I've read tons of documentation related to this problem but I still can't get all the pieces together, so I'd like to ask a couple of questions.
First of all I'll describe briefly the authentication procedure as I understand it, as I may be mistaken in that regard: A client starts a connection, which a server responds to with a combination of public key, some metadata and digital signature of a trusted authority. Then the client takes the decision if she trusts the server, encrypts some random session key with the public key and sends it back. This session key can be decrypted only with private key stored on the server. Server does this and then the HTTPS session begins.
So, if I'm correct above, the question is how the man-in-the-middle attack can occur in such scenario? I mean, even if somebody intercepts the server (e.g. www.server.com) response with public key and has some means to make me think that he is www.server.com, he still wouldn't be able to decrypt my session key without the private key.
Speaking about the mutual authentication, is it all about the server confidence about the client identity? I mean, the client can already be sure that she is communicating with the right server, but now the server wants to find out who the client is, right?
And the last question is about the alternative to the mutual authentication. If I act as a client in the situation described, what if I send a login/password in the HTTP header after the SSL session is established? As I see it, this information can't be intercepted because the connection is already secured and the server can rely on it for my identification. Am I wrong? What are the downsides of such an approach compared with mutual authentication (only security issues are important, not the implementation complexity)?
Everything you have said is correct except the part about the session key. The point of CAs is to defeat a man-in-the-middle attack -- everything else is done by SSL itself. Client authentication is an alternative to a username and password scheme.
The server responds with an X.509 certificate chain and a digital signature signed with its own private key.
Correct.
No. The client and server engage in a mutual session key generation process whereby the session key itself is never transmitted at all.
No.
No.
The TLS/SSL session begins, but there are more steps first.
By masquerading as the server and acting as the SSL endpoint. The client would have to omit any authorization step. Sadly the only authorization step in most HTTPS sessions is a hostname check.
See above. There is no session key to decrypt. The SSL connection itself is secure, it's who you're talking to that may not be secure.
Correct.
No.
It's only as secure as the username/password, which are a lot easier to leak than a private key.
Anyone on the road between client and server can stage a man in the middle attack on https. If you think this is unlikely or rare, consider that there are commercial products that systematically decrypt, scan and re-encrypt all ssl traffic across an internet gateway. They work by sending the client an ssl cert created on-the-fly with the details copied from the "real" ssl cert, but signed with a different certificate chain. If this chain terminates with any of the browser's trusted CA's, this MITM will be invisible to the user. These products are primarily sold to companies to "secure" (police) corporate networks, and should be used with the knowledge and assent of users. Technically though, there's nothing stopping their use by ISPs or any other network carrier. (It would be safe to assume the NSA has at least one trusted root CA signing key).
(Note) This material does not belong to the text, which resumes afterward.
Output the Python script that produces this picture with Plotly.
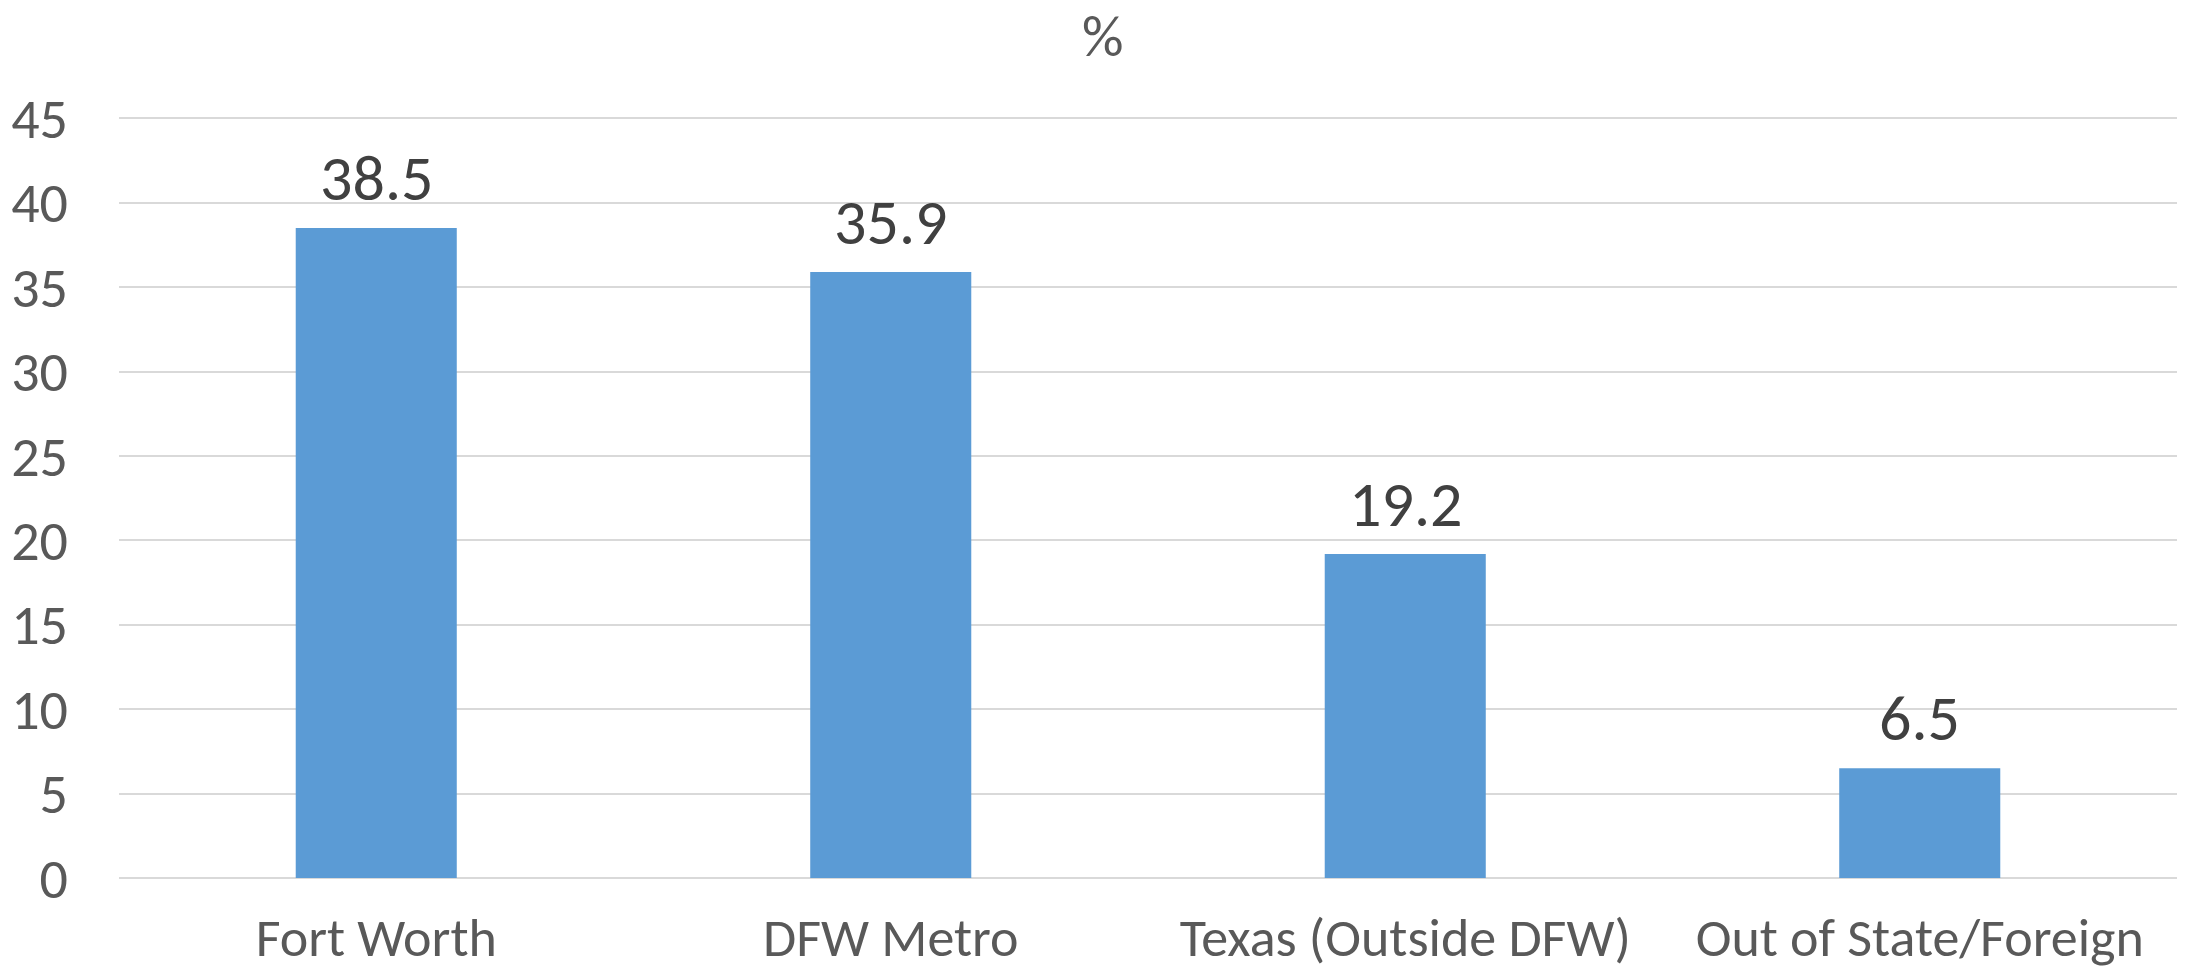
import plotly.graph_objects as go

categories = ["Fort Worth", "DFW Metro", "Texas (Outside DFW)", "Out of State/Foreign"]
values = [38.5, 35.9, 19.2, 6.5]
y_ticks = [0, 5, 10, 15, 20, 25, 30, 35, 40, 45]
title_text = "%"

FONT = "Carlito, Calibri, Lato, sans-serif"

fig = go.Figure()
fig.add_trace(go.Bar(
    x=categories, y=values,
    marker=dict(color="#5B9BD5", line=dict(width=0)),
    hoverinfo="x+y",
))

for c, v in zip(categories, values):
    fig.add_annotation(
        x=c, y=v, text=f"{v:.1f}", showarrow=False,
        yanchor="bottom", yshift=9,
        font=dict(family=FONT, size=64, color="#404040"),
    )

fig.update_layout(
    width=2188, height=972,
    paper_bgcolor="white", plot_bgcolor="white",
    margin=dict(l=119, r=11, t=115, b=94, autoexpand=False),
    bargap=0.687,
    showlegend=False,
    title=dict(text=title_text, x=0.504, xanchor="center", xref="container",
               y=1 - 36 / 972, yanchor="middle",
               font=dict(family=FONT, size=58, color="#595959")),
    font=dict(family=FONT, color="#595959"),
)
fig.update_xaxes(
    showgrid=False, showline=False, zeroline=False, automargin=False,
    tickfont=dict(family=FONT, size=54, color="#595959"),
    ticks="", ticklabelstandoff=23,
)
fig.update_yaxes(
    range=[0, 45.2], tickvals=y_ticks, automargin=False,
    showgrid=True, gridcolor="#D9D9D9", gridwidth=2,
    zeroline=True, zerolinecolor="#D9D9D9", zerolinewidth=2,
    showline=False, ticks="", ticklabelstandoff=50,
    tickfont=dict(family=FONT, size=56, color="#595959"),
)

fig.write_html(
    "out.html",
    config={"displayModeBar": False},
    post_script="document.body.style.margin='0';document.body.style.overflow='hidden';",
)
If you're serving a page, you can include an HTTP header indicating what public key the page should be signed with. This may help to alert users to the MITM of their "secure" connection, but it's a trust-on-first-use technique. If Bob doesn't already have a record of the "real" public key pin, Mallory just rewrites the pkp header in the document. The list of web sites using this technology (HSTS) is depressingly short. It includes google and dropbox, to their credit. Usually, a https-intercepting gateway will wave through pages from the few big trusted sites that use HSTS. If you see an HSTS error when your not expecting it, be wary.
Regarding passwords, everything on an https connection is secured by https, except the domain name, which needs to be in the clear so the request can be routed. In general, it's recommended not to put passwords in the query string, where they can hang around in logs, bookmarks etc. But the query string is not visible unless https is compromised.
Man-in-the-middle attacks on SSL are really only possible if one of SSL's preconditions is broken, here are some examples;
The server key has been stolen - means the attacker can appear to be the server, and there is no way for the client to know.
The client trusts an untrustworthy CA (or one that has had it's root key stolen) - whoever holds a trusted CA key can generate a certificate pretending to be the server and the client will trust it. With the number of CAs pre-existing in browsers today, this may be a real problem. This means that the server certificate would appear to change to another valid one, which is something most clients will hide from you.
The client doesn't bother to validate the certificate correctly against its list of trusted CA's - anyone can create a CA. With no validation, "Ben's Cars and Certificates" will appear to be just as valid as Verisign.
The client has been attacked and a fake CA has been injected in his trusted root authorities - allows the attacker to generate any cert he likes, and the client will trust it. Malware tends to do this to for example redirect you to fake banking sites.
Especially #2 is rather nasty, even if you pay for a highly trusted certificate, your site will not be in any way locked to that certificate, you have to trust all CAs in the client's browser since any of them can generate a fake cert for your site that is just as valid. It also does not require access to either the server or the client.